AbbVie has been able to extend its competition-less years with Humira with a fortress of patents extending to 2034. But is AbbVie wrong to use the IP and legal systems to its advantage? And should that be considered “gaming”?

Jacob Sherkow, professor of law at the Innovation Center for Law and Technology at New York Law School, told Focus he agreed with Gonzalez, as when the rules are designed to be anti-competitive, as they are with biopharmaceuticals, “gaming the system with respect to that is hard. It’s hard to put a pin on what that means…reverse payment patent settlements, that’s gaming the system, but having a lot of patents, that just doesn’t seem to be gaming the system…they’re using the patents for what they’re good for.”
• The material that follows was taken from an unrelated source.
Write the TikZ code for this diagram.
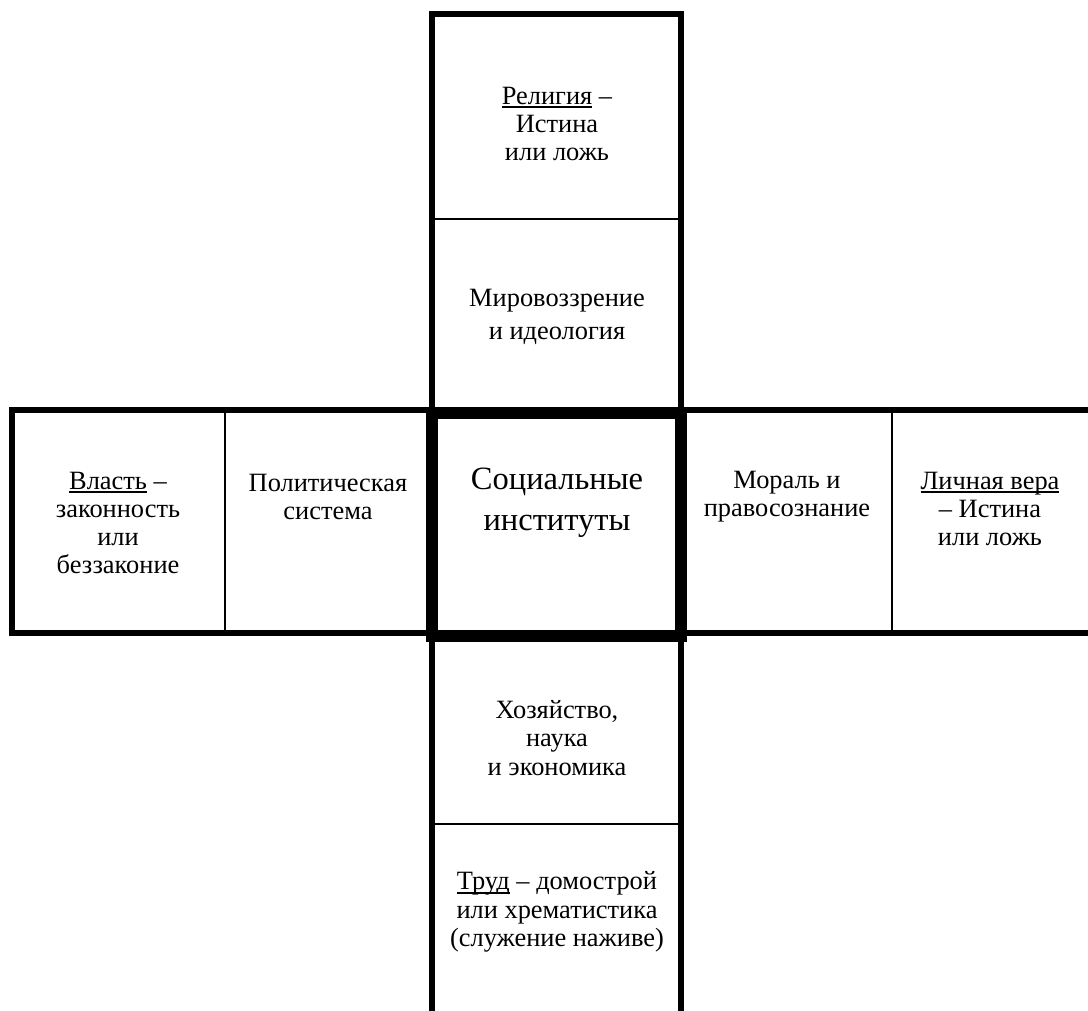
\documentclass[tikz,border=0pt]{standalone}
\usepackage{fontspec}
\setmainfont{Liberation Serif}
\newcommand\myul[1]{\setbox0\hbox{#1}\rlap{\rule[-4pt]{\wd0}{1.8pt}}\box0\relax}
\begin{document}
\begin{tikzpicture}[x=1pt,y=-1pt,
  thickline/.style={line width=6pt},
  thinline/.style={line width=2.7pt},
  boldbox/.style={line width=12pt},
  txt/.style={align=center,font=\fontsize{26.4}{28.3}\selectfont,inner sep=0pt},
  bigtxt/.style={align=center,font=\fontsize{32.5}{41}\selectfont,inner sep=0pt}]
\useasboundingbox (0,0) rectangle (1088,1011);
% top strip
\draw[thickline] (432,410) -- (432,14) -- (681,14) -- (681,410);
\draw[thinline] (432,219) -- (681,219);
% horizontal strip
\draw[thickline] (1088,410) -- (12,410) -- (12,633) -- (1088,633);
\draw[thinline] (225,410) -- (225,633);
\draw[thinline] (892,410) -- (892,633);
% bottom strip
\draw[thickline] (432,636) -- (432,1011);
\draw[thickline] (681,636) -- (681,1011);
\draw[thinline] (432,824) -- (681,824);
% centre box
\draw[boldbox] (432,413) rectangle (681,636);
% texts
\node[txt] (rel) at (557,124) {\myul{Религия} –\\Истина\\или ложь};
\node[txt] (mir) at (557,317) {Мировоззрение\\[4.5pt]и идеология};
\node[txt] (vlast) at (118,523) {\myul{Власть} –\\законность\\или\\беззаконие};
\node[txt] (pol) at (328,497) {Политическая\\система};
\node[bigtxt] (soc) at (557,503) {Социальные\\институты};
\node[txt] (mor) at (787,497) {Мораль и\\правосознание};
\node[txt] (lich) at (990,509) {\myul{Личная вера}\\– Истина\\или ложь};
\node[txt] (hoz) at (557,738) {Хозяйство,\\наука\\и экономика};
\node[txt] (trud) at (557,912) {\myul{Труд} – домострой\\или хрематистика\\(служение наживе)};
\end{tikzpicture}
\end{document}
As far as the deals to bring biosimilars to market in the US, AbbVie has made two deals with Mylan (their first biosimilar comes to market 31 July 2023) and Amgen (31 January 2023).

By contrast, the EU will see Humira competition beginning 16 October 2018, and at least five biosimilars for Humira are set to hit the market. Though comparing the EU and US is difficult because their patent and exclusivity systems differ, Sherkow noted how Europe has had more experience with biosimilars and in substituting them for their reference products. He also said he thought Congress should mandate FDA to develop a real Purple Book, which is the biosimilar version of the Orange Book.

“In an age where some bad guys are drug developers, it seems like there’s a story about every drug developer being a bad guy, and that’s just not necessarily true,” Sherkow added.